SRC := $(wildcard src/*.c)
OBJ := $(SRC:src/%.c=build/obj/%.o)
This makes your Makefile:
- Scalable
- Future-proof
- Cleaner
Step 4: Proper Target Definitions
Final Binary
TARGET := bin/app
Default Rule
all: $(TARGET)
Linking Step
$(TARGET): $(OBJ)
@mkdir -p bin
$(CC) $(OBJ) -o $@
Step 5: Correct Compilation Rule (The Heart)
build/obj/%.o: src/%.c
@mkdir -p build/obj
$(CC) $(CFLAGS) $(INCLUDES) -c $< -o $@
Why this matters:
-
$<= source file -
$@= output file - Pattern rules scale infinitely
Step 6: Header Dependency Tracking (Very Important)

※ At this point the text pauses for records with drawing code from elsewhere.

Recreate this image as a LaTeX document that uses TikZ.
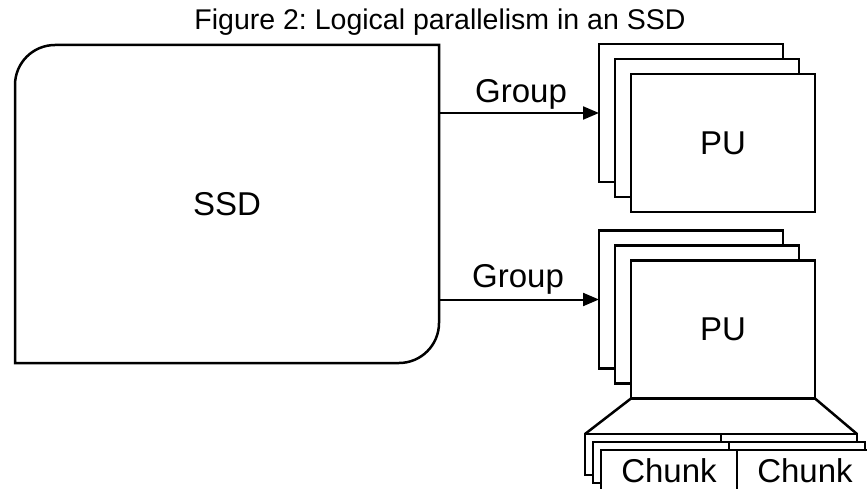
\documentclass[tikz,border=0pt]{standalone}
\usepackage{fontspec}
\setmainfont{Liberation Sans}
\frenchspacing
\usetikzlibrary{arrows.meta}
\begin{document}
\begin{tikzpicture}[x=1pt,y=1pt,
  ln/.style={line width=2.5pt},
  big/.style={font=\fontsize{33}{38}\selectfont},
  pubox/.style={ln, draw, fill=white, minimum width=184pt, minimum height=138pt, inner sep=0pt, outer sep=0pt, big},
  chunkbox/.style={ln, draw, fill=white, minimum width=136pt, minimum height=41pt, inner sep=0pt, outer sep=0pt, big},
  grp/.style={big, anchor=base},
  conn/.style={line width=2pt, -{Triangle[length=16pt,width=13pt]}}
]
\useasboundingbox (0,0) rectangle (867,488);
\clip (0,0) rectangle (867,488);

% title
\node[font=\fontsize{28.5}{33}\selectfont, anchor=base] (title) at (440,458) {Figure 2: Logical parallelism in an SSD};

% SSD
\node[minimum width=424pt, minimum height=318pt, inner sep=0pt, outer sep=0pt, big] (ssd) at (227,284) {SSD};
\draw[ln] (ssd.south west) -- ([yshift=-40pt]ssd.north west)
  arc[start angle=180, end angle=90, radius=40pt] -- (ssd.north east)
  -- ([yshift=40pt]ssd.south east)
  arc[start angle=0, end angle=-90, radius=40pt] -- cycle;

% upper PU stack
\node[pubox] (pua) at (691,375) {};
\node[pubox] (pub) at (707,360) {};
\node[pubox] (puc) at (723,345) {PU};

% lower PU stack
\node[pubox] (pla) at (691,188.5) {};
\node[pubox] (plb) at (707,173.5) {};
\node[pubox] (plc) at (723,158.5) {PU};

% connectors
\draw[conn] (ssd.east |- pua.west) -- (pua.west);
\draw[conn] (ssd.east |- pla.west) -- (pla.west);
\node[grp] (g1) at (521,385.3) {Group};
\node[grp] (g2) at (518,200.3) {Group};

% chunks
\node[chunkbox] (ca1) at (653,33.5) {};
\node[chunkbox] (cb1) at (789,33.5) {};
\node[chunkbox] (ca2) at (661,25.5) {};
\node[chunkbox] (cb2) at (797,25.5) {};
\node[chunkbox] (ca3) at (669,17.5) {Chunk};
\node[chunkbox] (cb3) at (805,17.5) {Chunk};

\draw[ln] (plc.south west) -- (ca1.north west);
\draw[ln] (plc.south east) -- (cb1.north east);
\end{tikzpicture}
\end{document}
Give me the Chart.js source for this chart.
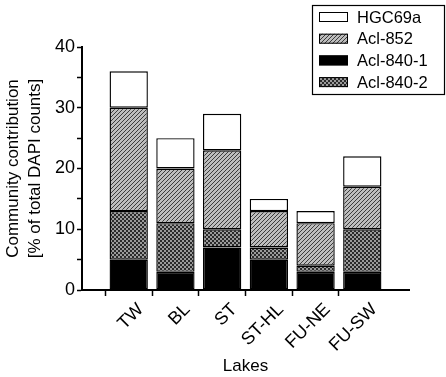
<!DOCTYPE html>
<html>
<head>
<meta charset="utf-8">
<script src="https://cdn.jsdelivr.net/npm/chart.js@4/dist/chart.umd.min.js"></script>
<style>
  html, body { margin: 0; padding: 0; background: #fff; }
  #wrap { width: 446px; height: 377px; position: relative; }
</style>
</head>
<body>
<div id="wrap"><canvas id="lakesChart"></canvas></div>
<script>
// empty slots at both ends leave the gap seen left and right of the bars
const lakes = ['', 'TW', 'BL', 'ST', 'ST-HL', 'FU-NE', 'FU-SW', ''];
const acl8401 = [null, 5, 3, 7, 5, 3, 3, null];
const acl8402 = [null, 8, 8, 3, 2, 1, 7, null];
const acl852 = [null, 17, 9, 13, 6, 7, 7, null];
const hgc69a = [null, 6, 5, 6, 2, 2, 5, null];
const yTicks = [0, 10, 20, 30, 40];
const legendOrder = ['HGC69a', 'Acl-852', 'Acl-840-1', 'Acl-840-2'];

const FONT = '"Liberation Sans", Arial, sans-serif';

// fill patterns
function makeHatch() {
  const c = document.createElement('canvas');
  c.width = 4; c.height = 4;
  const g = c.getContext('2d');
  g.fillStyle = '#bdbdbd';
  g.fillRect(0, 0, 4, 4);
  g.fillStyle = '#3c3c3c';
  // "/" diagonal, one pixel per row
  g.fillRect(3, 0, 1, 1);
  g.fillRect(2, 1, 1, 1);
  g.fillRect(1, 2, 1, 1);
  g.fillRect(0, 3, 1, 1);
  return g.createPattern(c, 'repeat');
}
function makeCross() {
  const c = document.createElement('canvas');
  c.width = 4; c.height = 4;
  const g = c.getContext('2d');
  g.fillStyle = '#9a9a9a';
  g.fillRect(0, 0, 4, 4);
  g.fillStyle = '#2a2a2a';
  g.fillRect(0, 0, 2, 2);
  g.fillRect(2, 2, 2, 2);
  return g.createPattern(c, 'repeat');
}
const hatch = makeHatch();
const cross = makeCross();

// legend box in the top right corner, drawn over the canvas
const boxLegend = {
  id: 'boxLegend',
  afterDraw(chart) {
    const ctx = chart.ctx;
    ctx.save();
    ctx.strokeStyle = '#000';
    ctx.lineWidth = 1.2;
    ctx.strokeRect(312.5, 5.5, 132, 89);
    ctx.font = '16.5px ' + FONT;
    ctx.textBaseline = 'middle';
    legendOrder.forEach((name, i) => {
      const ds = chart.data.datasets.find(d => d.label === name);
      const y = 17 + i * 21.7;
      ctx.fillStyle = ds.backgroundColor;
      ctx.fillRect(319, y - 5, 29, 10);
      ctx.lineWidth = 1;
      ctx.strokeRect(319.5, y - 4.5, 28, 9);
      ctx.fillStyle = '#000';
      ctx.fillText(name, 357, y + 1);
    });
    ctx.restore();
  }
};

const common = {
  borderColor: '#000',
  borderWidth: 1.4,
  borderSkipped: false,
  categoryPercentage: 1,
  barPercentage: 0.82,
};

new Chart(document.getElementById('lakesChart'), {
  type: 'bar',
  data: {
    labels: lakes,
    datasets: [
      Object.assign({ label: 'Acl-840-1', data: acl8401, backgroundColor: '#000' }, common),
      Object.assign({ label: 'Acl-840-2', data: acl8402, backgroundColor: cross }, common),
      Object.assign({ label: 'Acl-852', data: acl852, backgroundColor: hatch }, common),
      Object.assign({ label: 'HGC69a', data: hgc69a, backgroundColor: '#fff' }, common),
    ],
  },
  options: {
    responsive: true,
    maintainAspectRatio: false,
    animation: false,
    layout: { padding: { top: 47, right: 37, left: 0, bottom: 0 } },
    plugins: {
      legend: { display: false },
      tooltip: { enabled: false },
    },
    scales: {
      x: {
        stacked: true,
        offset: false,
        afterFit: function(scale) { scale.height = 87; },
        border: { color: '#000', width: 2 },
        grid: {
          drawOnChartArea: false,
          tickLength: 6,
          tickWidth: 1.5,
          tickColor: function(ctx) {
            return lakes[ctx.index] ? '#000' : 'rgba(0,0,0,0)';
          },
        },
        ticks: {
          color: '#000',
          font: { family: FONT, size: 18 },
          minRotation: 45,
          maxRotation: 45,
          autoSkip: false,
          padding: 3,
          labelOffset: 12,
        },
        title: {
          display: true,
          text: 'Lakes',
          color: '#000',
          font: { family: FONT, size: 17 },
          padding: { top: 0, bottom: 0 },
        },
      },
      y: {
        stacked: true,
        min: 0,
        max: 40,
        afterFit: function(scale) { scale.width = 82; },
        border: { color: '#000', width: 2 },
        grid: {
          drawOnChartArea: false,
          tickLength: 5,
          tickWidth: 1.5,
          tickColor: '#000',
        },
        ticks: {
          stepSize: 5,
          color: '#000',
          font: { family: FONT, size: 18 },
          padding: 2,
          callback: function(v) { return yTicks.includes(v) ? v : ''; },
        },
        title: {
          display: true,
          text: ['Community contribution', '[% of total DAPI counts]'],
          color: '#000',
          font: { family: FONT, size: 17, lineHeight: 1.25 },
          padding: { top: 3, bottom: 4 },
        },
      },
    },
  },
  plugins: [boxLegend],
});
</script>
</body>
</html>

Without dependency tracking, header changes won’t trigger rebuilds.
Add:
DEP := $(OBJ:.o=.d)
-include $(DEP)
And modify compile rule:
$(CC) $(CFLAGS) $(INCLUDES) -MMD -MP -c $< -o $@
This is mandatory in professional builds.
Step 7: Clean Rule (Correctly)
clean:
rm -rf build bin
Never delete source files.
Never overcomplicate clean.
Step 8: Phony Targets (Critical Detail)
.PHONY: all clean
Why?
- Prevents filename collisions
- Ensures correct execution
Final Professional Makefile (Complete)
CC := gcc
CFLAGS := -Wall -Wextra -Werror -std=c11
INCLUDES := -Iinclude
DEBUG_FLAGS := -g -O0
RELEASE_FLAGS := -O2
BUILD ?= debug
ifeq ($(BUILD),release)
CFLAGS += $(RELEASE_FLAGS)
else
CFLAGS += $(DEBUG_FLAGS)
endif
SRC := $(wildcard src/*.c)
OBJ := $(SRC:src/%.c=build/obj/%.o)
DEP := $(OBJ:.o=.d)
TARGET := bin/app
.PHONY: all clean
all: $(TARGET)
$(TARGET): $(OBJ)
@mkdir -p bin
$(CC) $(OBJ) -o $@
build/obj/%.o: src/%.c
@mkdir -p build/obj
$(CC) $(CFLAGS) $(INCLUDES) -MMD -MP -c $< -o $@
-include $(DEP)
clean:
rm -rf build bin
How Professionals Use This Makefile
make # debug build
make BUILD=release # optimized build
make clean # cleanup
Common Professional Mistakes to Avoid
❌ Hardcoding file names
❌ Ignoring header dependencies
❌ Rebuilding everything every time
❌ Mixing debug and release flags
❌ Writing giant unreadable Makefiles
Final Thoughts
A professional Makefile is:
- Declarative, not repetitive
- Scalable, not fragile
- Explicit, not magical
If you master Makefiles, you gain:
- Faster builds
- Cleaner projects
- Real system-level confidence
This skill separates casual C programmers from professional systems developers.